W_S should be high-gain at low frequency (disturbance rejection), cross 0 dB near the roll-off frequency ω_BW, and asymptote to 1/M_s (the allowed peak) at high frequency. W_T does the opposite: high-gain at high frequency (noise rejection), crossing 0 dB near ω_BT. Leave a margin between ω_BW and ω_BT so the solver can find a feasible controller. Pushing both weights down at the same frequency contradicts S + T = 1 and gives no solution.
Real-World Applications
Flight control of aircraft and rockets: Vehicle parameters change dramatically with speed, altitude, and payload, so robustness is essential. H-infinity control is used to guarantee stability margins across the entire flight envelope, in F-16 CAS, attitude control of various UAVs, and thrust-vector control of rockets.
Hard disk head positioning and semiconductor lithography: Mechatronic systems that demand both disturbance rejection and high-speed tracking routinely use H-infinity. Its ability to absorb notch filters into the weights makes it well suited to flexible structures with resonant modes.
Process control (chemical plants, power grids): Processes with multivariable coupling, transport delay, and large model uncertainty benefit from H-infinity and mixed sensitivity. Examples include distillation column composition control, boiler-turbine control in thermal power plants, and power system stabilizers (PSS).
Vehicle chassis control: Active suspension, electric power steering, ESC, and similar systems with road-condition- and load-dependent dynamics are good fits. Trading off ride comfort versus road tracking using frequency-dependent weights is a textbook H-infinity mixed sensitivity problem.
Common Misconceptions and Pitfalls
The most common misconception is "if the H-infinity norm is small, the real-world performance must be good". H-infinity minimizes frequency-domain peak gain; it does not directly minimize settling time or overshoot. On the simulator, raising K_c can reduce ||W_S·S||_∞ but make the transient response oscillatory. H-infinity guarantees robust performance, but time-domain quality must be verified and tuned separately.

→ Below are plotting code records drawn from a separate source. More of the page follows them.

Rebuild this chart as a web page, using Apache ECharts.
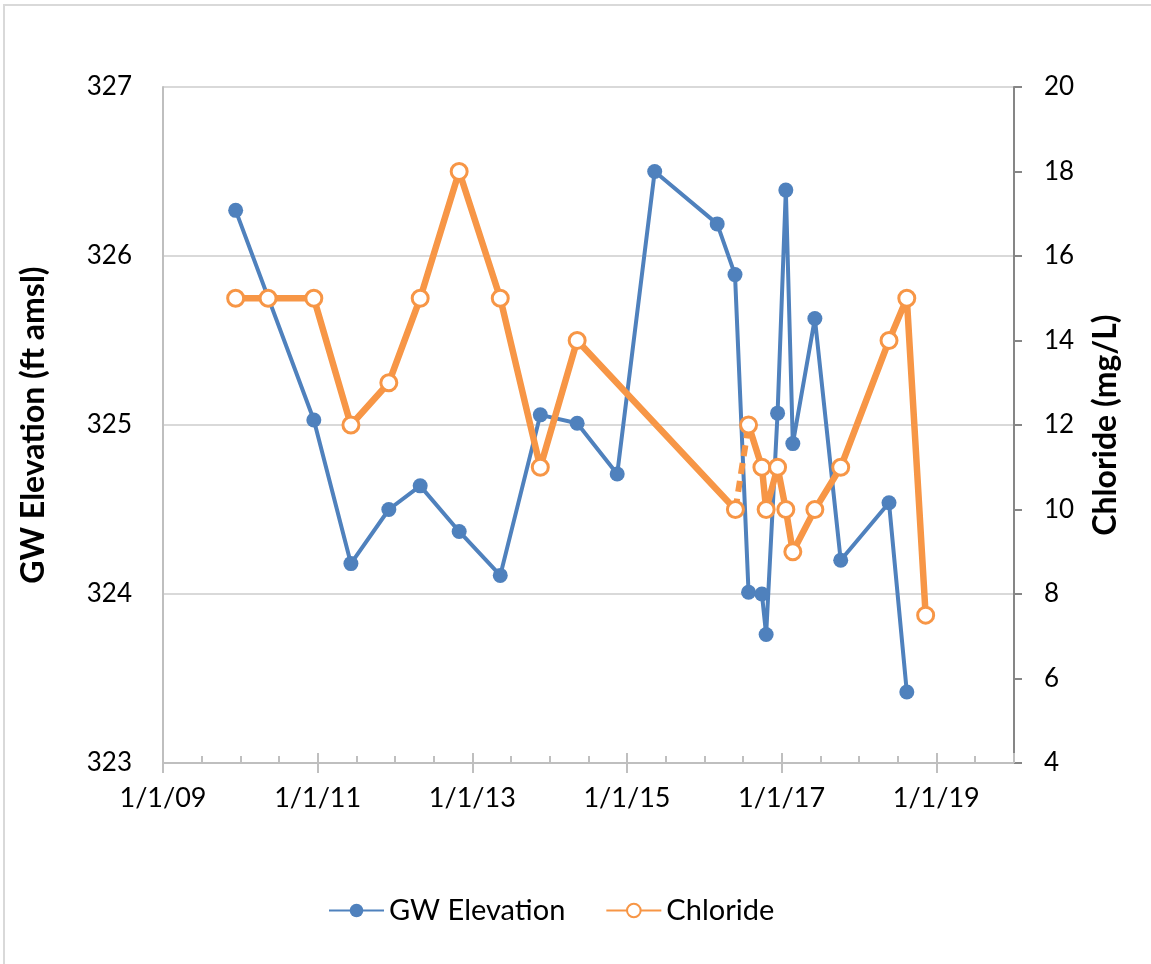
<!DOCTYPE html>
<html>
<head>
<meta charset="utf-8">
<script src="https://cdn.jsdelivr.net/npm/echarts@6/dist/echarts.min.js"></script>
<style>
  html, body { margin: 0; padding: 0; background: #fff; }
  #main { width: 1151px; height: 964px; }
</style>
</head>
<body>
<div id="main"></div>
<script>
// sample dates and readings
var gwDates = ['2009-12-10', '2010-12-14', '2011-06-07', '2011-12-03', '2012-04-29', '2012-10-30',
  '2013-05-12', '2013-11-17', '2014-05-10', '2014-11-15', '2015-05-11', '2016-03-01', '2016-05-24',
  '2016-07-27', '2016-09-28', '2016-10-18', '2016-12-11', '2017-01-19', '2017-02-21', '2017-06-05',
  '2017-10-05', '2018-05-21', '2018-08-13'];
var gwElevation = [326.27, 325.03, 324.18, 324.50, 324.64, 324.37,
  324.11, 325.06, 325.01, 324.71, 326.50, 326.19, 325.89,
  324.01, 324.00, 323.76, 325.07, 326.39, 324.89, 325.63,
  324.20, 324.54, 323.42];

var clDates = ['2009-12-10', '2010-05-12', '2010-12-14', '2011-06-07', '2011-12-03', '2012-04-29',
  '2012-10-30', '2013-05-12', '2013-11-17', '2014-05-10', '2016-05-26', '2016-07-27', '2016-09-28',
  '2016-10-18', '2016-12-11', '2017-01-19', '2017-02-21', '2017-06-05', '2017-10-05', '2018-05-21',
  '2018-08-13', '2018-11-10'];
var chloride = [15, 15, 15, 12, 13, 15,
  18, 15, 11, 14, 10, 12, 11,
  10, 11, 10, 9, 10, 11, 14,
  15, 7.5];
// segment drawn dashed: between these two chloride samples
var dashedFrom = 10;

var xTickLabels = ['1/1/09', '1/1/11', '1/1/13', '1/1/15', '1/1/17', '1/1/19'];

var startDay = Date.UTC(2009, 0, 1);
function dayNum(s) {
  var p = s.split('-');
  return Math.round((Date.UTC(+p[0], +p[1] - 1, +p[2]) - startDay) / 86400000);
}
function pairs(dates, vals, from, to) {
  var out = [];
  for (var i = from; i < to; i++) out.push([dayNum(dates[i]), vals[i]]);
  return out;
}

var blue = '#4f81bd';
var orange = '#f79646';
var axisGrey = '#bfbfbf';
var font = 'Lato, "Liberation Sans", sans-serif';
var xMax = 4017;

var myChart = echarts.init(document.getElementById('main'));

// three bottom axes on the same scale: labels + outer ticks, inner major ticks, inner minor ticks
var baseX = { type: 'value', min: 0, max: xMax, position: 'bottom', gridIndex: 0 };

var option = {
  animation: false,
  textStyle: { fontFamily: font },
  grid: { left: 163, right: 137, top: 87, bottom: 201 },
  graphic: [
    { type: 'line', shape: { x1: 3, y1: 5, x2: 1151, y2: 5 }, style: { stroke: '#d9d9d9', lineWidth: 2 } },
    { type: 'line', shape: { x1: 4, y1: 5, x2: 4, y2: 964 }, style: { stroke: '#d9d9d9', lineWidth: 2 } }
  ],
  legend: {
    data: ['GW Elevation', 'Chloride'],
    left: 323,
    top: 891,
    itemWidth: 55,
    itemHeight: 17,
    itemGap: 40,
    textStyle: { fontFamily: font, fontSize: 29, color: '#000' }
  },
  xAxis: [
    Object.assign({}, baseX, {
      interval: 730,
      axisLine: { onZero: false, lineStyle: { color: axisGrey, width: 2 } },
      axisTick: { show: true, inside: false, length: 10, lineStyle: { color: axisGrey, width: 2 } },
      axisLabel: {
        show: true, margin: 22, fontSize: 27, color: '#000', fontFamily: font,
        showMaxLabel: false,
        formatter: function (v) {
          var i = Math.round(v / 730);
          return (Math.abs(v - i * 730) < 1) ? (xTickLabels[i] || '') : '';
        }
      },
      splitLine: { show: false }
    }),
    Object.assign({}, baseX, {
      interval: 730,
      axisLine: { show: false, onZero: false },
      axisTick: { show: true, inside: true, length: 10, lineStyle: { color: axisGrey, width: 2 } },
      axisLabel: { show: false },
      splitLine: { show: false }
    }),
    Object.assign({}, baseX, {
      interval: 182.5,
      axisLine: { show: false, onZero: false },
      axisTick: { show: true, inside: true, length: 7, lineStyle: { color: axisGrey, width: 2 } },
      axisLabel: { show: false },
      splitLine: { show: false }
    })
  ],
  yAxis: [
    {
      type: 'value',
      min: 323,
      max: 327,
      interval: 1,
      position: 'left',
      name: 'GW Elevation (ft amsl)',
      nameLocation: 'middle',
      nameGap: 113,
      nameTextStyle: { fontFamily: font, fontSize: 32, fontWeight: 'bold', color: '#000' },
      axisLine: { show: true, onZero: false, lineStyle: { color: axisGrey, width: 2 } },
      axisTick: { show: false },
      minorTick: { show: false },
      axisLabel: { margin: 31, fontSize: 26, color: '#000', fontFamily: font },
      splitLine: { show: true, lineStyle: { color: '#d9d9d9', width: 2 } }
    },
    {
      type: 'value',
      min: 4,
      max: 20,
      interval: 2,
      position: 'right',
      name: 'Chloride (mg/L)',
      nameLocation: 'middle',
      nameGap: 76,
      nameTextStyle: { fontFamily: font, fontSize: 32, fontWeight: 'bold', color: '#000' },
      axisLine: { show: true, onZero: false, lineStyle: { color: '#868686', width: 2 } },
      axisTick: { show: true, inside: false, length: 8, lineStyle: { color: '#868686', width: 2 } },
      axisLabel: { margin: 30, fontSize: 26, color: '#000', fontFamily: font },
      splitLine: { show: false }
    }
  ],
  series: [
    {
      name: 'GW Elevation',
      type: 'line',
      xAxisIndex: 0,
      yAxisIndex: 0,
      data: pairs(gwDates, gwElevation, 0, gwDates.length),
      symbol: 'circle',
      symbolSize: 15,
      showAllSymbol: true,
      lineStyle: { color: blue, width: 4 },
      itemStyle: { color: blue, borderColor: blue, borderWidth: 0 }
    },
    {
      name: 'Chloride dashed',
      type: 'line',
      xAxisIndex: 0,
      yAxisIndex: 1,
      data: pairs(clDates, chloride, dashedFrom, dashedFrom + 2),
      symbol: 'none',
      lineStyle: { color: orange, width: 6, type: [11, 7], cap: 'butt' }
    },
    {
      name: 'Chloride',
      type: 'line',
      xAxisIndex: 0,
      yAxisIndex: 1,
      data: pairs(clDates, chloride, 0, dashedFrom + 1),
      symbol: 'circle',
      symbolSize: 16,
      showAllSymbol: true,
      lineStyle: { color: orange, width: 6.5 },
      itemStyle: { color: '#fff', borderColor: orange, borderWidth: 3 }
    },
    {
      name: 'Chloride',
      type: 'line',
      xAxisIndex: 0,
      yAxisIndex: 1,
      data: pairs(clDates, chloride, dashedFrom + 1, clDates.length),
      symbol: 'circle',
      symbolSize: 16,
      showAllSymbol: true,
      lineStyle: { color: orange, width: 6.5 },
      itemStyle: { color: '#fff', borderColor: orange, borderWidth: 3 }
    }
  ]
};

myChart.setOption(option);
</script>
</body>
</html>
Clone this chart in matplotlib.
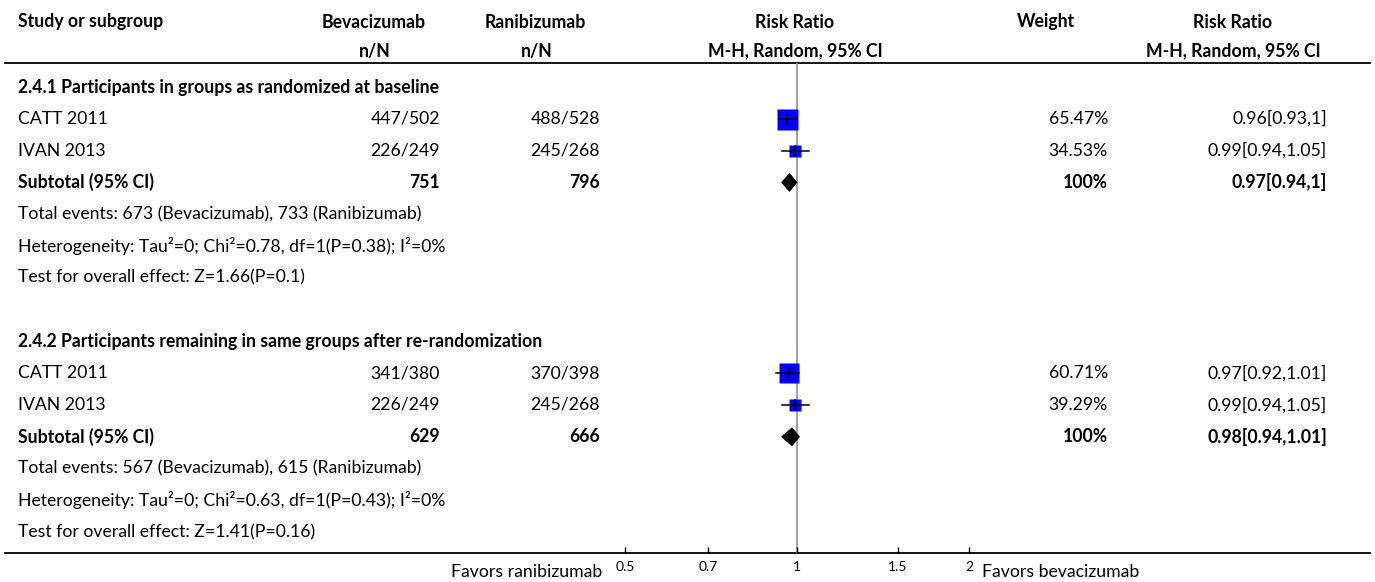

Another frequent mistake is thinking "stricter weights always give a better design". Making W_S huge at low frequency or W_T huge at high frequency leads either to no feasible solution or to absurdly high-order controllers. Move ω_BW close to ω_BT in the simulator and watch the weight curves merge and the M_s peak shoot up — that's the design hitting its physical limits. Bode's sensitivity integral (the waterbed effect) is the underlying reason; you have to be selective about where you demand performance.
Finally, remember that this simulator is an evaluation tool for a fixed PI structure. True H-infinity synthesis solves Riccati equations or LMIs to obtain an optimal controller K(s). What we show here is an intuitive process-engineer's view of how mixed-sensitivity metrics change as you vary the PI gain K_c. Full H-infinity synthesis uses MATLAB's Robust Control Toolbox (hinfsyn), Python's python-control, or the SLICOT library, and the resulting controller is usually higher order than PI (plant order + weight order).